Gather the lines below that include the string "size", copying each in full.

— Start of Data shown —

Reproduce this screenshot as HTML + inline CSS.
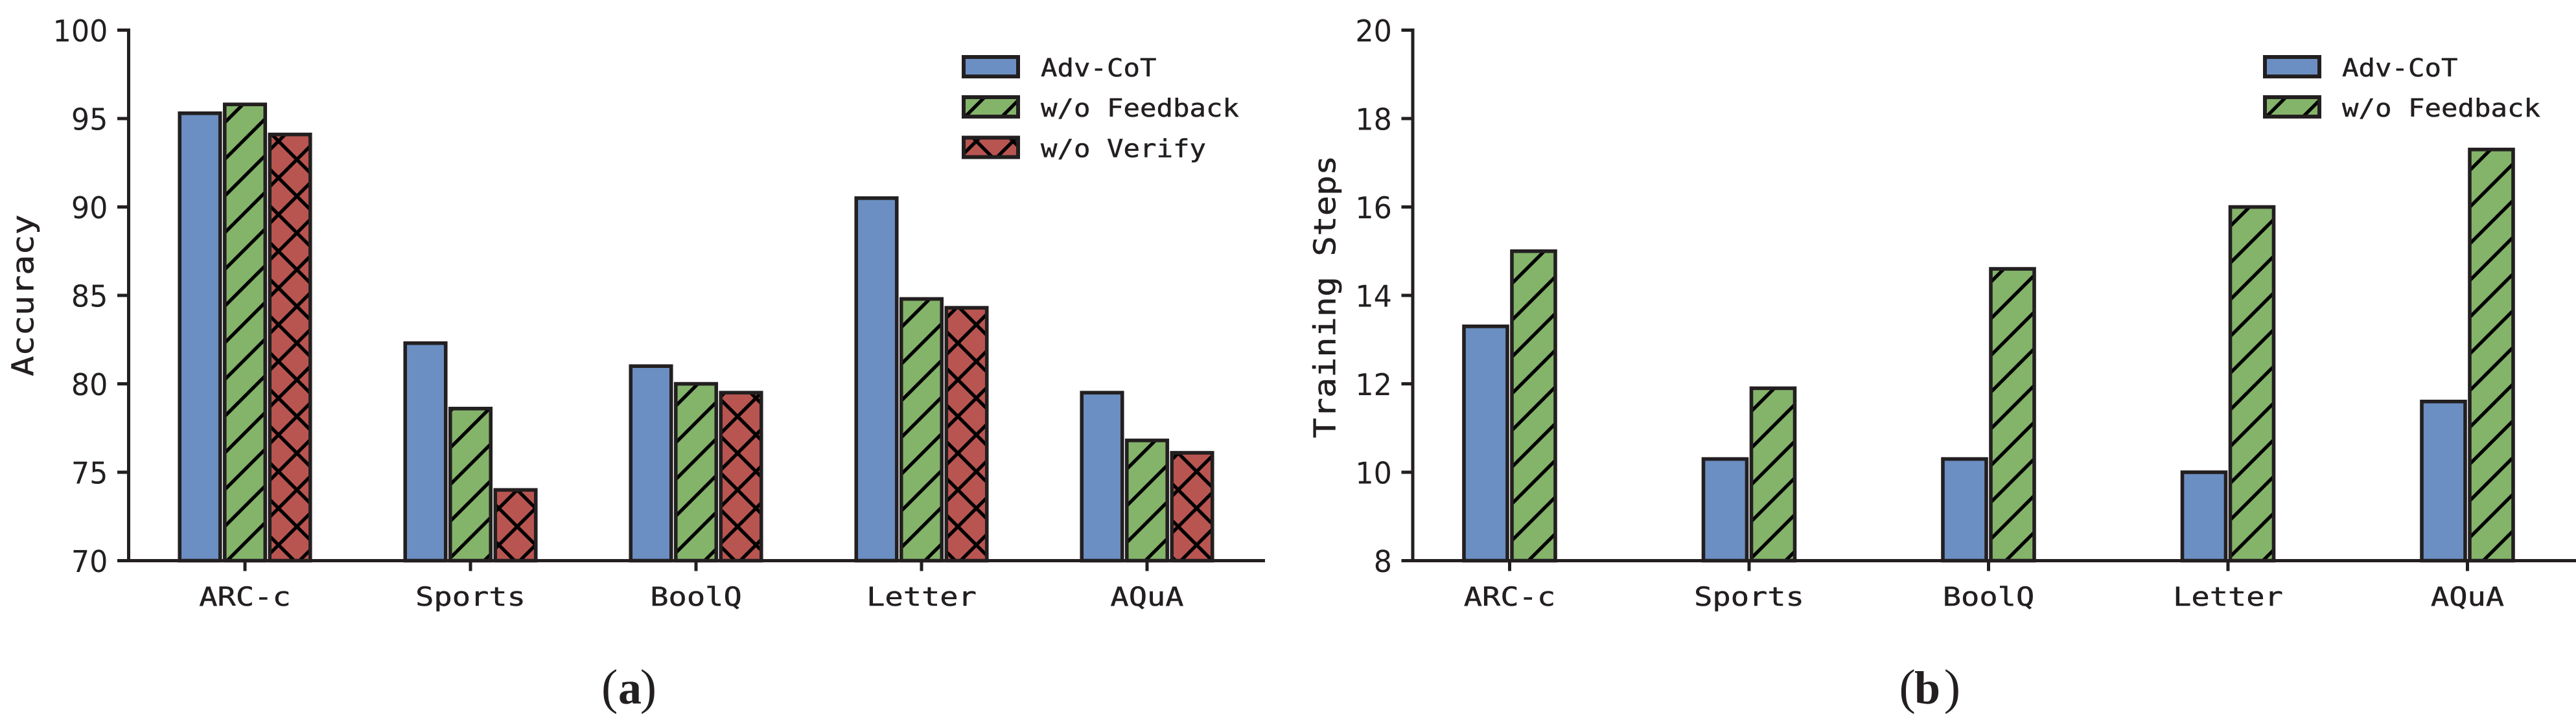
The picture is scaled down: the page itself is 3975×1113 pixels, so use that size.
<!DOCTYPE html>
<html lang="en">
<head>
<meta charset="utf-8">
<title>Adv-CoT accuracy and training steps</title>
<style>
html,body{margin:0;padding:0;background:#fff;width:3975px;height:1113px;overflow:hidden}
svg{display:block}
text{fill:#231f20}
.m{font-family:"DejaVu Sans Mono","Liberation Mono",monospace;stroke:#231f20;stroke-width:.5}
.d{font-family:"DejaVu Sans","Liberation Sans",sans-serif}
.s{font-family:"Liberation Serif",serif}
</style>
</head>
<body>
<svg id="fig" xmlns="http://www.w3.org/2000/svg" width="3975" height="1113" viewBox="0 0 3975 1113">
<defs>
<pattern id="hatch-slash-a" patternUnits="userSpaceOnUse" width="56.67" height="56.67" patternTransform="translate(26,0)">
<path d="M-5 5L5 -5M-5 61.67L61.67 -5M51.67 61.67L61.67 51.67" stroke="#000" stroke-width="5.3" fill="none"/>
</pattern>
<pattern id="hatch-slash-b" patternUnits="userSpaceOnUse" width="56.67" height="56.67" patternTransform="translate(50.5,0)">
<path d="M-5 5L5 -5M-5 61.67L61.67 -5M51.67 61.67L61.67 51.67" stroke="#000" stroke-width="5.3" fill="none"/>
</pattern>
<pattern id="hatch-cross" patternUnits="userSpaceOnUse" width="56.67" height="56.67" patternTransform="translate(24.3,0)">
<path d="M-5 5L5 -5M-5 61.67L61.67 -5M51.67 61.67L61.67 51.67" stroke="#000" stroke-width="5.3" fill="none"/>
</pattern>
<pattern id="hatch-back" patternUnits="userSpaceOnUse" width="56.67" height="56.67" patternTransform="translate(0,14.8)">
<path d="M-5 -5L61.67 61.67M-5 51.67L5 61.67M51.67 -5L61.67 5" stroke="#000" stroke-width="5.3" fill="none"/>
</pattern>
</defs>
<rect width="3975" height="1113" fill="#fff"/>
<text class="s" y="1086"><tspan x="928" font-size="76">(</tspan><tspan x="954" font-size="72" font-weight="bold">a</tspan><tspan x="987.7" font-size="76">)</tspan></text>
<text class="s" y="1086"><tspan x="2930.5" font-size="76">(</tspan><tspan x="2954" font-size="72" font-weight="bold">b</tspan><tspan x="2999.7" font-size="76">)</tspan></text>
</svg>
<script>
const categories = ['ARC-c', 'Sports', 'BoolQ', 'Letter', 'AQuA'];
const accuracyAdvCot = [95.3, 82.3, 81.0, 90.5, 79.5];
const accuracyNoFeedback = [95.8, 78.6, 80.0, 84.8, 76.8];
const accuracyNoVerify = [94.1, 74.0, 79.5, 84.3, 76.1];
const stepsAdvCot = [13.3, 10.3, 10.3, 10.0, 11.6];
const stepsNoFeedback = [15.0, 11.9, 14.6, 16.0, 17.3];
const accuracyTicks = [70, 75, 80, 85, 90, 95, 100];
const stepsTicks = [8, 10, 12, 14, 16, 18, 20];

const NS = 'http://www.w3.org/2000/svg';
const fig = document.getElementById('fig');
const EDGE = '#231f20';
const BLUE = '#6b8fc2';
const GREEN = '#84b36a';
const RED = '#b95551';
const TOP = 46.5, BASE = 865.5;

function el(tag, attrs, parent) {
  const e = document.createElementNS(NS, tag);
  for (const k in attrs) e.setAttribute(k, attrs[k]);
  (parent || fig).appendChild(e);
  return e;
}
function txt(content, attrs, parent, cls) {
  const e = el('text', attrs, parent);
  e.setAttribute('class', cls || 'm');
  e.textContent = content;
  return e;
}
function paintBox(g, x, y, w, h, color, kinds, sw) {
  const base = el('rect', {x: x, y: y, width: w, height: h, fill: color}, g);
  
  
  kinds.forEach(function (k) {
    const hatch = el('rect', {x: x, y: y, width: w, height: h, fill: 'url(#' + k + ')'}, g);
    
    
  });
  const edge = el('rect', {x: x, y: y, width: w, height: h, fill: 'none', stroke: EDGE, 'stroke-width': sw}, g);
  
  
}

function drawPanel(cfg) {
  const panel = el('g', {});
  
  

  const yScale = function (v) { return BASE - (v - cfg.ticks[0]) / (cfg.ticks[cfg.ticks.length - 1] - cfg.ticks[0]) * (BASE - TOP); };
  const xScale = function (i) { return cfg.x0 + i * cfg.step; };
  const n = cfg.series.length;

  cfg.series.forEach(function (s, j) {
    s.values.forEach(function (v, i) {
      const g = el('g', {}, panel);
      
      
      const cx = xScale(i) + (j - (n - 1) / 2) * cfg.pitch;
      const y = yScale(v);
      paintBox(g, cx - cfg.width / 2, y, cfg.width, BASE - y, s.color, s.hatch, 5.6);
    });
  });

  const yAxis = el('line', {x1: cfg.spine, x2: cfg.spine, y1: TOP - 2.5, y2: BASE + 2.5, stroke: EDGE, 'stroke-width': 5}, panel);
  
  
  const xAxis = el('line', {x1: cfg.spine - 17.5, x2: cfg.right, y1: BASE, y2: BASE, stroke: EDGE, 'stroke-width': 5}, panel);
  
  

  cfg.ticks.forEach(function (t) {
    const y = yScale(t);
    const tick = el('line', {x1: cfg.spine - 17.5, x2: cfg.spine, y1: y, y2: y, stroke: EDGE, 'stroke-width': 5}, panel);
    
    
    const s = String(t);
    const label = txt(s, {x: cfg.spine - 32, y: y + 17.5, 'font-size': 46, 'text-anchor': 'end', textLength: s.length * 28.3, lengthAdjust: 'spacingAndGlyphs'}, panel, 'd');
    
    
  });

  categories.forEach(function (c, i) {
    const x = xScale(i);
    const tick = el('line', {x1: x, x2: x, y1: BASE, y2: BASE + 16, stroke: EDGE, 'stroke-width': 5}, panel);
    
    
    const label = txt(c, {x: x, y: 935, 'font-size': 40, 'text-anchor': 'middle', textLength: c.length * 28.3, lengthAdjust: 'spacingAndGlyphs'}, panel);
    
    
  });

  const title = txt(cfg.title, {x: cfg.titleX, y: cfg.titleY, 'font-size': 46, 'text-anchor': 'middle', textLength: cfg.title.length * 31.2, lengthAdjust: 'spacingAndGlyphs', transform: 'rotate(-90 ' + cfg.titleX + ' ' + cfg.titleY + ')'}, panel);
  
  

  const legendTops = [88, 150, 212.5];
  cfg.series.forEach(function (s, j) {
    const g = el('g', {}, panel);
    
    
    paintBox(g, cfg.legendX, legendTops[j], 84, 30, s.color, s.hatch, 6);
    const label = txt(s.label, {x: cfg.legendX + 119, y: legendTops[j] + 30.2, 'font-size': 38, textLength: s.label.length * 25.5, lengthAdjust: 'spacingAndGlyphs'}, g);
    
    
  });
}

drawPanel({
  name: 'accuracy-panel', title: 'Accuracy', titleX: 51.5, titleY: 456,
  ticks: accuracyTicks, spine: 198.5, right: 1952,
  x0: 378, step: 348, width: 62.5, pitch: 69.5, legendX: 1487,
  series: [
    {key: 'adv-cot', label: 'Adv-CoT', values: accuracyAdvCot, color: BLUE, hatch: []},
    {key: 'no-feedback', label: 'w/o Feedback', values: accuracyNoFeedback, color: GREEN, hatch: ['hatch-slash-a']},
    {key: 'no-verify', label: 'w/o Verify', values: accuracyNoVerify, color: RED, hatch: ['hatch-cross', 'hatch-back']}
  ]
});
drawPanel({
  name: 'training-steps-panel', title: 'Training Steps', titleX: 2060.5, titleY: 458,
  ticks: stepsTicks, spine: 2180, right: 3975,
  x0: 2329.5, step: 369.5, width: 67, pitch: 74, legendX: 3495,
  series: [
    {key: 'adv-cot', label: 'Adv-CoT', values: stepsAdvCot, color: BLUE, hatch: []},
    {key: 'no-feedback', label: 'w/o Feedback', values: stepsNoFeedback, color: GREEN, hatch: ['hatch-slash-b']}
  ]
});
</script>
</body>
</html>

— End of Data shown —

Exercise answer:
The picture is scaled down: the page itself is 3975×1113 pixels, so use that size.
<text class="s" y="1086"><tspan x="928" font-size="76">(</tspan><tspan x="954" font-size="72" font-weight="bold">a</tspan><tspan x="987.7" font-size="76">)</tspan></text>
<text class="s" y="1086"><tspan x="2930.5" font-size="76">(</tspan><tspan x="2954" font-size="72" font-weight="bold">b</tspan><tspan x="2999.7" font-size="76">)</tspan></text>
    const label = txt(s, {x: cfg.spine - 32, y: y + 17.5, 'font-size': 46, 'text-anchor': 'end', textLength: s.length * 28.3, lengthAdjust: 'spacingAndGlyphs'}, panel, 'd');
    const label = txt(c, {x: x, y: 935, 'font-size': 40, 'text-anchor': 'middle', textLength: c.length * 28.3, lengthAdjust: 'spacingAndGlyphs'}, panel);
  const title = txt(cfg.title, {x: cfg.titleX, y: cfg.titleY, 'font-size': 46, 'text-anchor': 'middle', textLength: cfg.title.length * 31.2, lengthAdjust: 'spacingAndGlyphs', transform: 'rotate(-90 ' + cfg.titleX + ' ' + cfg.titleY + ')'}, panel);
    const label = txt(s.label, {x: cfg.legendX + 119, y: legendTops[j] + 30.2, 'font-size': 38, textLength: s.label.length * 25.5, lengthAdjust: 'spacingAndGlyphs'}, g);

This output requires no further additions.